After that, update the system
sudo apt update sudo apt upgrade
Now proceed to install Java 11 from the official Ubuntu 20.04 repositories by running:
sudo apt install openjdk-11-jre openjdk-11-jdk
You can check the installation, showing the version that has been installed
After Java, install the
apt-transport-https package needed for the Jenkins repository to be added correctly.
sudo apt install apt-transport-https
Now, download and add the GPG key from the repository.
wget -q -O - https://pkg.jenkins.io/debian-stable/jenkins.io.key | sudo apt-key add -
Now add the Jenkins repository by modifying the system software source file:
sudo nano /etc/apt/sources.list
And add, at the end of the file, the following line:
deb https://pkg.jenkins.io/debian-stable binary/
Save the changes and exit the text editor.
3. Install Jenkins
Now the repository is added, you just have to refresh APT and install Jenkins with this pair of commands
sudo apt update sudo apt install jenkins
Jenkins includes a system service that is automatically started and enabled by the system.

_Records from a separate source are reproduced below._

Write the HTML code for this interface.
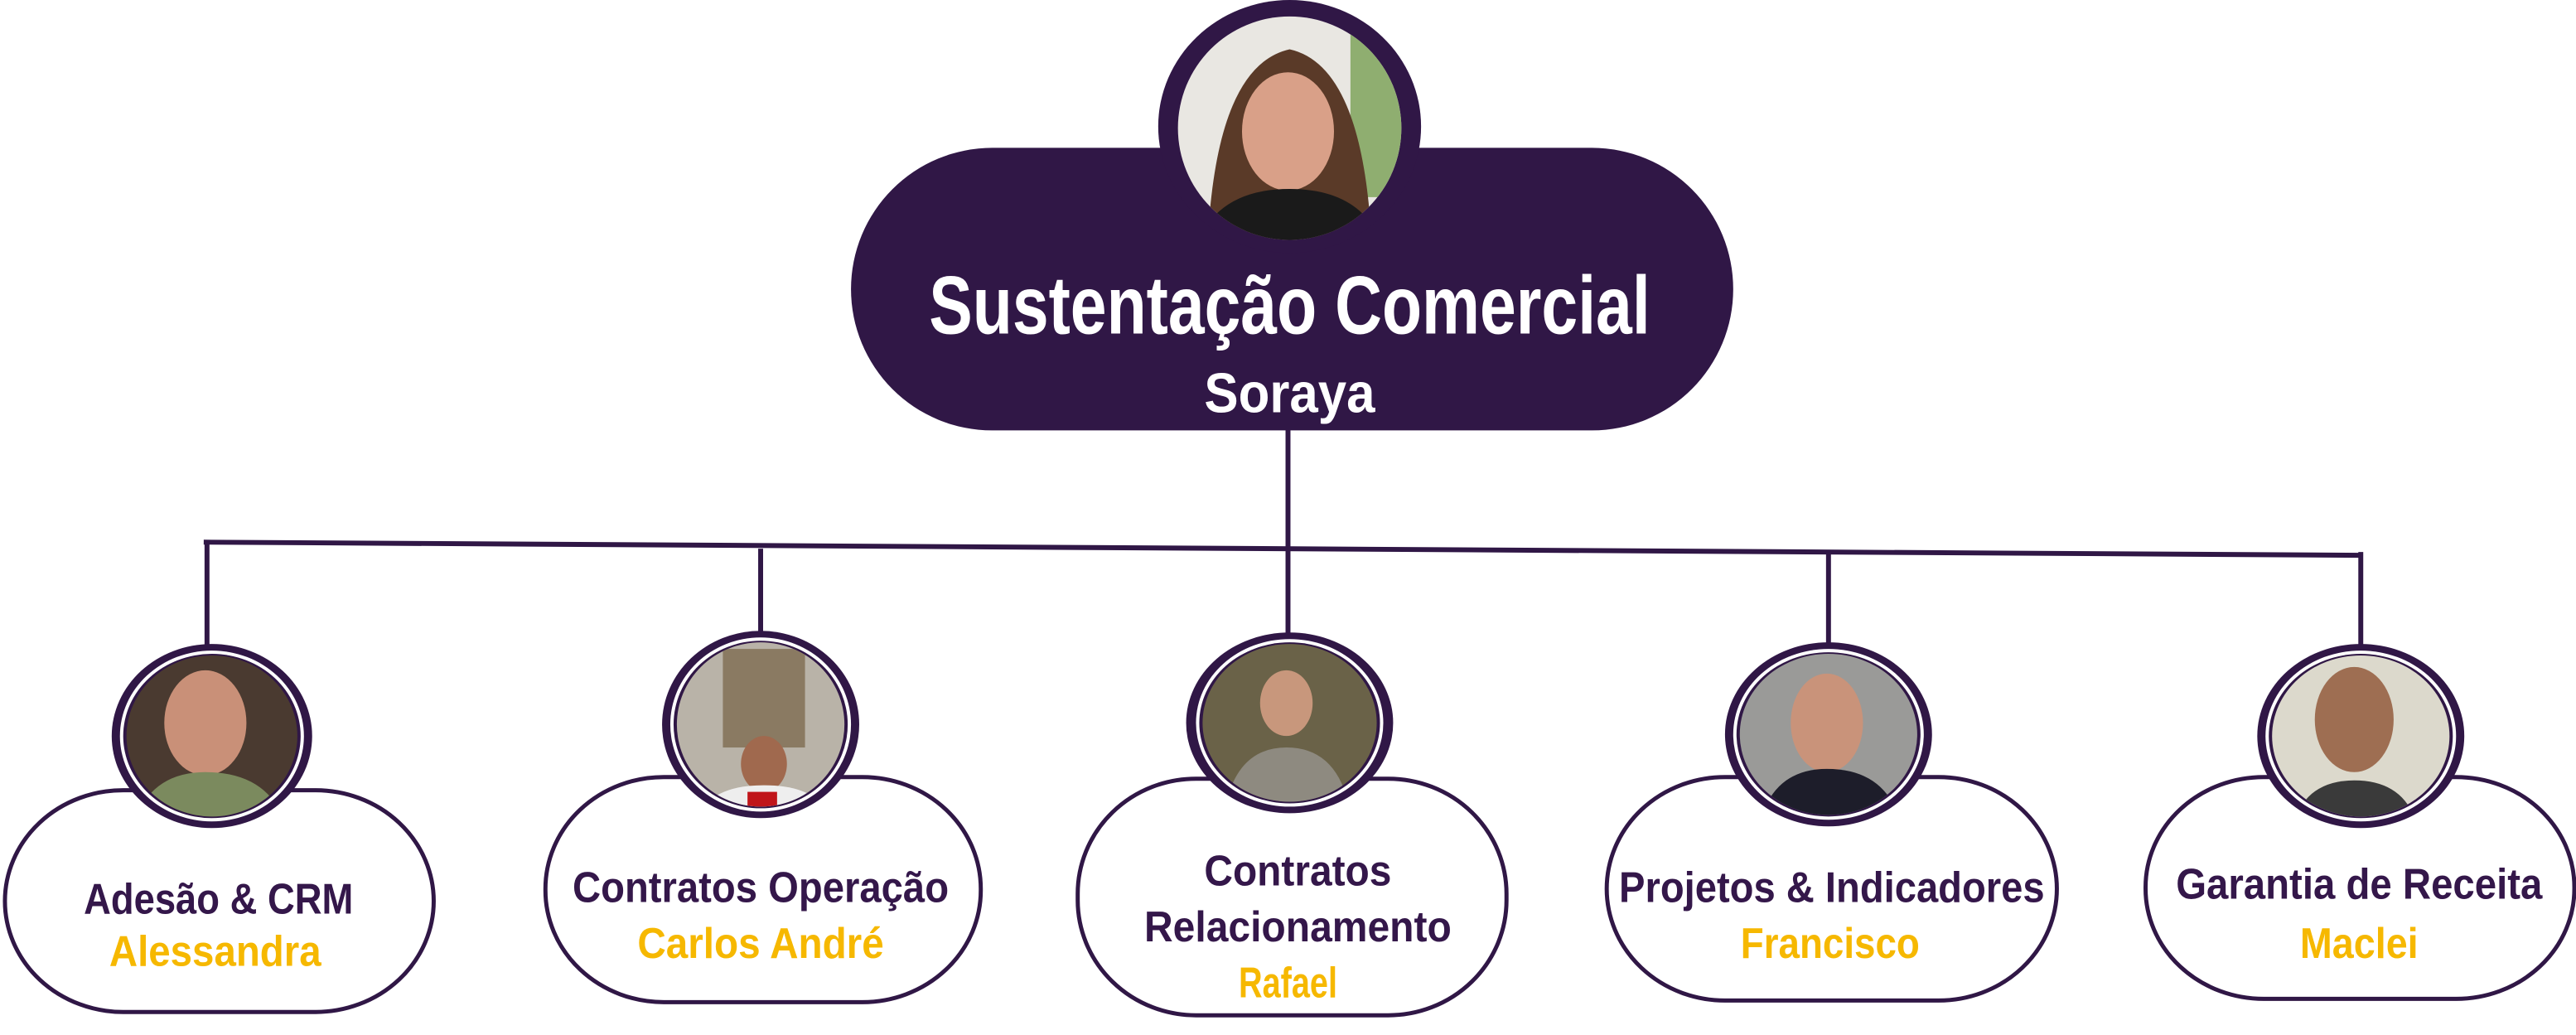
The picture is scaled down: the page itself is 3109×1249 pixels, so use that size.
<!DOCTYPE html>
<html><head><meta charset="utf-8"><style>
html,body{margin:0;padding:0;background:#fff;}
svg{display:block;}
text{font-family:"Liberation Sans",sans-serif;font-weight:bold;}
</style></head><body>
<svg width="3109" height="1249" viewBox="0 0 1568 630" preserveAspectRatio="none" xmlns="http://www.w3.org/2000/svg">
<defs>
<clipPath id="c0"><ellipse cx="785" cy="78" rx="68" ry="68"/></clipPath>
<clipPath id="c1"><ellipse cx="129" cy="448" rx="52" ry="49"/></clipPath>
<clipPath id="c2"><ellipse cx="463" cy="441" rx="51" ry="50"/></clipPath>
<clipPath id="c3"><ellipse cx="785" cy="440" rx="53" ry="48"/></clipPath>
<clipPath id="c4"><ellipse cx="1113" cy="447" rx="54" ry="49"/></clipPath>
<clipPath id="c5"><ellipse cx="1437" cy="448" rx="54" ry="49"/></clipPath>
</defs>
<g stroke="#301746" stroke-width="3" fill="none">
<line x1="784" y1="255" x2="784" y2="390"/>
<line x1="124" y1="330" x2="1438" y2="338"/>
<line x1="126" y1="330" x2="126" y2="395"/>
<line x1="463" y1="334" x2="463" y2="388"/>
<line x1="1113" y1="336" x2="1113" y2="395"/>
<line x1="1437" y1="336" x2="1437" y2="395"/>
</g>
<rect x="518" y="90" width="537" height="172" rx="86" fill="#301746"/>
<ellipse cx="785" cy="77" rx="80" ry="77" fill="#301746"/>
<g clip-path="url(#c0)">
<rect x="700" y="0" width="170" height="160" fill="#e9e7e2"/>
<rect x="822" y="10" width="40" height="110" fill="#8fae70"/>
<path d="M735 150 Q740 40 785 30 Q830 40 835 150 Z" fill="#5a3a28"/>
<ellipse cx="784" cy="80" rx="28" ry="36" fill="#d9a088"/>
<path d="M725 160 Q735 115 785 115 Q835 115 845 160 Z" fill="#1a1a1a"/>
</g>
<text x="785" y="203" fill="#fff" font-size="50" text-anchor="middle" textLength="439" lengthAdjust="spacingAndGlyphs">Sustentação Comercial</text>
<text x="785" y="251" fill="#fff" font-size="34" text-anchor="middle" textLength="104" lengthAdjust="spacingAndGlyphs">Soraya</text>

<g fill="#fff" stroke="#301746" stroke-width="2.5">
<rect x="3" y="481" width="261" height="135" rx="72" ry="68"/>
<rect x="332" y="473" width="265" height="137" rx="72" ry="68"/>
<rect x="656" y="474" width="261" height="144" rx="72" ry="70"/>
<rect x="978" y="473" width="274" height="136" rx="72" ry="68"/>
<rect x="1306" y="473" width="261" height="135" rx="72" ry="67"/>
</g>

<g>
<ellipse cx="129" cy="448" rx="61" ry="56" fill="#301746"/><ellipse cx="129" cy="448" rx="56" ry="52" fill="#fff"/><ellipse cx="129" cy="448" rx="54" ry="50" fill="#301746"/>
<g clip-path="url(#c1)"><rect x="70" y="395" width="120" height="110" fill="#4a3a30"/><ellipse cx="125" cy="440" rx="25" ry="32" fill="#c99078"/><path d="M80 505 Q90 470 125 470 Q165 470 175 505Z" fill="#7b8a5e"/></g>

<ellipse cx="463" cy="441" rx="60" ry="57" fill="#301746"/><ellipse cx="463" cy="441" rx="55" ry="53" fill="#fff"/><ellipse cx="463" cy="441" rx="53" ry="51" fill="#301746"/>
<g clip-path="url(#c2)"><rect x="405" y="385" width="120" height="115" fill="#b9b3a8"/><rect x="440" y="395" width="50" height="60" fill="#8a7a62"/><ellipse cx="465" cy="465" rx="14" ry="17" fill="#a0694e"/><path d="M425 500 Q430 478 465 478 Q500 478 505 500Z" fill="#eee"/><rect x="455" y="482" width="18" height="20" fill="#c0151a"/></g>

<ellipse cx="785" cy="440" rx="63" ry="55" fill="#301746"/><ellipse cx="785" cy="440" rx="57" ry="51" fill="#fff"/><ellipse cx="785" cy="440" rx="55" ry="49" fill="#301746"/>
<g clip-path="url(#c3)"><rect x="725" y="385" width="120" height="110" fill="#6a6248"/><ellipse cx="783" cy="428" rx="16" ry="20" fill="#c8977c"/><path d="M745 495 Q752 455 783 455 Q815 455 822 495Z" fill="#8e8a80"/></g>

<ellipse cx="1113" cy="447" rx="63" ry="56" fill="#301746"/><ellipse cx="1113" cy="447" rx="58" ry="52" fill="#fff"/><ellipse cx="1113" cy="447" rx="56" ry="50" fill="#301746"/>
<g clip-path="url(#c4)"><rect x="1055" y="395" width="120" height="110" fill="#9a9a98"/><ellipse cx="1112" cy="440" rx="22" ry="30" fill="#c9937a"/><path d="M1070 505 Q1078 468 1112 468 Q1150 468 1158 505Z" fill="#1d1d2a"/></g>

<ellipse cx="1437" cy="448" rx="63" ry="56" fill="#301746"/><ellipse cx="1437" cy="448" rx="58" ry="52" fill="#fff"/><ellipse cx="1437" cy="448" rx="56" ry="50" fill="#301746"/>
<g clip-path="url(#c5)"><rect x="1380" y="395" width="120" height="110" fill="#dcd9cc"/><ellipse cx="1433" cy="438" rx="24" ry="32" fill="#9e6e52"/><path d="M1395 505 Q1402 475 1433 475 Q1465 475 1472 505Z" fill="#3a3a3a"/></g>
</g>

<g font-size="26" text-anchor="middle">
<text x="133" y="556" fill="#34174a" textLength="164" lengthAdjust="spacingAndGlyphs">Adesão &amp; CRM</text>
<text x="131" y="588" fill="#f6b800" textLength="129" lengthAdjust="spacingAndGlyphs">Alessandra</text>
<text x="463" y="549" fill="#34174a" textLength="229" lengthAdjust="spacingAndGlyphs">Contratos Operação</text>
<text x="463" y="583" fill="#f6b800" textLength="150" lengthAdjust="spacingAndGlyphs">Carlos André</text>
<text x="790" y="539" fill="#34174a" textLength="114" lengthAdjust="spacingAndGlyphs">Contratos</text>
<text x="790" y="573" fill="#34174a" textLength="187" lengthAdjust="spacingAndGlyphs">Relacionamento</text>
<text x="784" y="607" fill="#f6b800" textLength="60" lengthAdjust="spacingAndGlyphs">Rafael</text>
<text x="1115" y="549" fill="#34174a" textLength="259" lengthAdjust="spacingAndGlyphs">Projetos &amp; Indicadores</text>
<text x="1114" y="583" fill="#f6b800" textLength="109" lengthAdjust="spacingAndGlyphs">Francisco</text>
<text x="1436" y="547" fill="#34174a" textLength="223" lengthAdjust="spacingAndGlyphs">Garantia de Receita</text>
<text x="1436" y="583" fill="#f6b800" textLength="72" lengthAdjust="spacingAndGlyphs">Maclei</text>
</g>
</svg>
</body></html>
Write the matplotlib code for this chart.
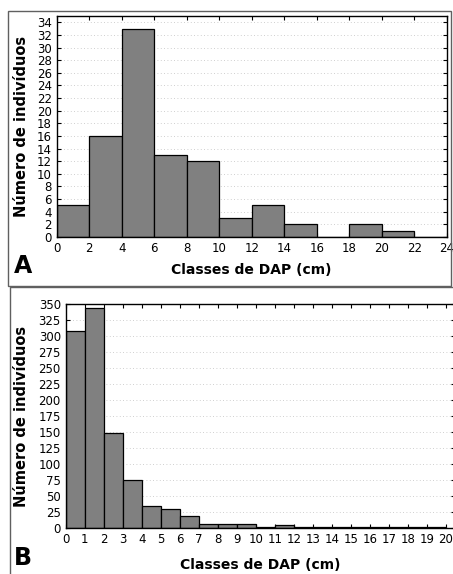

You can check the status of the running service using systemctl command.
sudo systemctl status jenkins
● jenkins.service - LSB: Start Jenkins at boot time Loaded: loaded (/etc/init.d/jenkins; generated) Active: active (exited) since Mon 2021-04-05 01:34:57 CEST; 44s ago Docs: man:systemd-sysv-generator(8) Tasks: 0 (limit: 2286) Memory: 0B CGroup: /system.slice/jenkins.service Apr 05 01:34:56 imaginelinux systemd: Starting LSB: Start Jenkins at boot time... Apr 05 01:34:56 imaginelinux jenkins: Correct java version found Apr 05 01:34:56 imaginelinux jenkins: * Starting Jenkins Automation Server jenkins Apr 05 01:34:56 imaginelinux su: (to jenkins) root on none Apr 05 01:34:56 imaginelinux su: pam_unix(su-l:session): session opened for user jenkins by (uid=0) Apr 05 01:34:57 imaginelinux jenkins: ...done. Apr 05 01:34:57 imaginelinux systemd: Started LSB: Start Jenkins at boot time.
Because Jenkins runs Out-the-box there is not much more to do except to get the initial admin user key with the command
sudo cat /var/lib/jenkins/secrets/initialAdminPassword
We have to copy this initial password because we will need it.
4. Complete the installation
By default, Jenkins works on TCP port 8080. You can change this in the Jenkins configuration file.
sudo nano /etc/default/jenkins
And locate the
HTTP_PORT section and assign the port you want and after closing the editor, restart Jenkins.
5. Start Jenkins
Now you can open your web browser and go to
port with the domain or IP address and port you have assigned to Jenkins.
You will see the initial screen where you will have to copy the password you have previously obtained.
Then, you can choose to install the suggested plugins or select the plugins you need.
Continue with the installer until you create the administrator user. You will then have to configure the installation, but you can leave the default settings.
At the end of the whole process, you will see the Jenkins dashboard indicating that it is ready to use.
Jenkins is one of the most important tools for DevOps and all sysadmins who need to automate tasks and deploy programs in production. On the other hand, Jenkins works well thanks to Java and for this reason, it has great support for Linux.